→ **Work to be completed**
Retype exactly what runs from the first line of the data to the line with "var blue = '#3254A5', red = '#C3403F';", keeping both of those lines and skipping pictures.

→ **Data extract**
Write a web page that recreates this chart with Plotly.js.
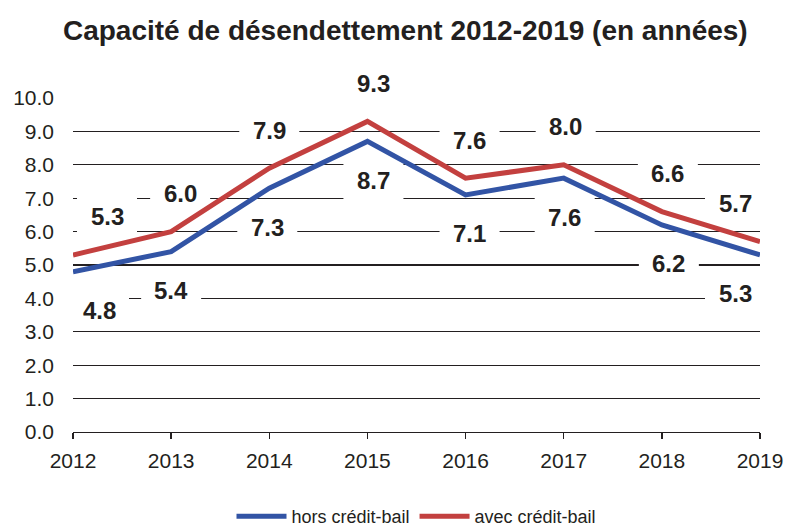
<!DOCTYPE html>
<html>
<head>
<meta charset="utf-8">
<script src="https://cdn.plot.ly/plotly-3.0.1.min.js"></script>
<style>html,body{margin:0;padding:0;background:#fff;}#chart{width:787px;height:527px;}</style>
</head>
<body>
<div id="chart"></div>
<script>
var years = ['2012','2013','2014','2015','2016','2017','2018','2019'];
var horsCreditBail = [4.8, 5.4, 7.3, 8.7, 7.1, 7.6, 6.2, 5.3];
var avecCreditBail = [5.3, 6.0, 7.9, 9.3, 7.6, 8.0, 6.6, 5.7];
var seriesNames = ['hors crédit-bail', 'avec crédit-bail'];
var yTickVals = [0,1,2,3,4,5,6,7,8,9,10];
var yTickText = ['0.0','1.0','2.0','3.0','4.0','5.0','6.0','7.0','8.0','9.0','10.0'];

// label offsets (style only)
var xShiftRed = [34, 9, 0, 6, 4, 2, 6, -25];
var xShiftBlue = [26, 0, -2, 6, 4, 1, 7, -25];
var yShiftRed = 38, yShiftBlue = -39;
var boxW = 60, boxH = 40;

var blue = '#3254A5', red = '#C3403F';

var traces = [
  {x: years, y: horsCreditBail, name: seriesNames[0], type: 'scatter', mode: 'lines',
   line: {color: blue, width: 5}},
  {x: years, y: avecCreditBail, name: seriesNames[1], type: 'scatter', mode: 'lines',
   line: {color: red, width: 5}}
];

var annotations = [];
var shapes = [];
var labFont = {family: 'Liberation Sans, Arial, sans-serif', size: 24, color: '#231F20'};
function addLabel(i, v, xs, ys) {
  annotations.push({x: i, y: v, xref: 'x', yref: 'y', text: '<b>' + v.toFixed(1) + '</b>',
    showarrow: false, yshift: ys, xshift: xs, font: labFont});
  shapes.push({type: 'rect', layer: 'between', xref: 'x', yref: 'y',
    xsizemode: 'pixel', ysizemode: 'pixel', xanchor: i, yanchor: v,
    x0: xs - boxW / 2, x1: xs + boxW / 2, y0: ys - boxH / 2, y1: ys + boxH / 2,
    fillcolor: '#ffffff', line: {width: 0}});
}
for (var i = 0; i < years.length; i++) {
  addLabel(i, avecCreditBail[i], xShiftRed[i], yShiftRed);
  addLabel(i, horsCreditBail[i], xShiftBlue[i], yShiftBlue);
}

var layout = {
  width: 787, height: 527,
  margin: {l: 73, r: 27, t: 98, b: 95},
  paper_bgcolor: '#fff', plot_bgcolor: '#fff',
  title: {text: '<b>Capacité de désendettement 2012-2019 (en années)</b>',
    font: {family: 'Liberation Sans Narrow, Arial Narrow, Liberation Sans, sans-serif', size: 28, color: '#231F20'},
    x: 0.515, xanchor: 'center', y: 0.943, yanchor: 'middle'},
  xaxis: {type: 'category', range: [0, 7], showgrid: false, zeroline: false,
    showline: true, linecolor: '#231F20', linewidth: 1.3,
    ticks: 'outside', ticklen: 6, tickcolor: '#231F20', tickwidth: 1.3,
    ticklabelstandoff: 3,
    tickfont: {family: 'Liberation Sans, Arial, sans-serif', size: 21, color: '#231F20'}},
  yaxis: {range: [0, 10], tickvals: yTickVals, ticktext: yTickText, showgrid: true,
    gridcolor: '#231F20', gridwidth: 1.3, zeroline: false, showline: false, ticks: '',
    ticklabelstandoff: 18,
    tickfont: {family: 'Liberation Sans, Arial, sans-serif', size: 21, color: '#231F20'}},
  legend: {orientation: 'h', x: 0.5, xanchor: 'center', xref: 'paper', yref: 'container', y: 0.02, yanchor: 'middle',
    font: {family: 'Liberation Sans, Arial, sans-serif', size: 18, color: '#231F20'},
    itemwidth: 50},
  annotations: annotations,
  shapes: shapes,
  showlegend: true
};

Plotly.newPlot('chart', traces, layout, {displayModeBar: false, staticPlot: true});
</script>
</body>
</html>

→ **Output of the exercise**
Write a web page that recreates this chart with Plotly.js.
<!DOCTYPE html>
<html>
<head>
<meta charset="utf-8">
<script src="https://cdn.plot.ly/plotly-3.0.1.min.js"></script>
<style>html,body{margin:0;padding:0;background:#fff;}#chart{width:787px;height:527px;}</style>
</head>
<body>
<div id="chart"></div>
<script>
var years = ['2012','2013','2014','2015','2016','2017','2018','2019'];
var horsCreditBail = [4.8, 5.4, 7.3, 8.7, 7.1, 7.6, 6.2, 5.3];
var avecCreditBail = [5.3, 6.0, 7.9, 9.3, 7.6, 8.0, 6.6, 5.7];
var seriesNames = ['hors crédit-bail', 'avec crédit-bail'];
var yTickVals = [0,1,2,3,4,5,6,7,8,9,10];
var yTickText = ['0.0','1.0','2.0','3.0','4.0','5.0','6.0','7.0','8.0','9.0','10.0'];

// label offsets (style only)
var xShiftRed = [34, 9, 0, 6, 4, 2, 6, -25];
var xShiftBlue = [26, 0, -2, 6, 4, 1, 7, -25];
var yShiftRed = 38, yShiftBlue = -39;
var boxW = 60, boxH = 40;

var blue = '#3254A5', red = '#C3403F';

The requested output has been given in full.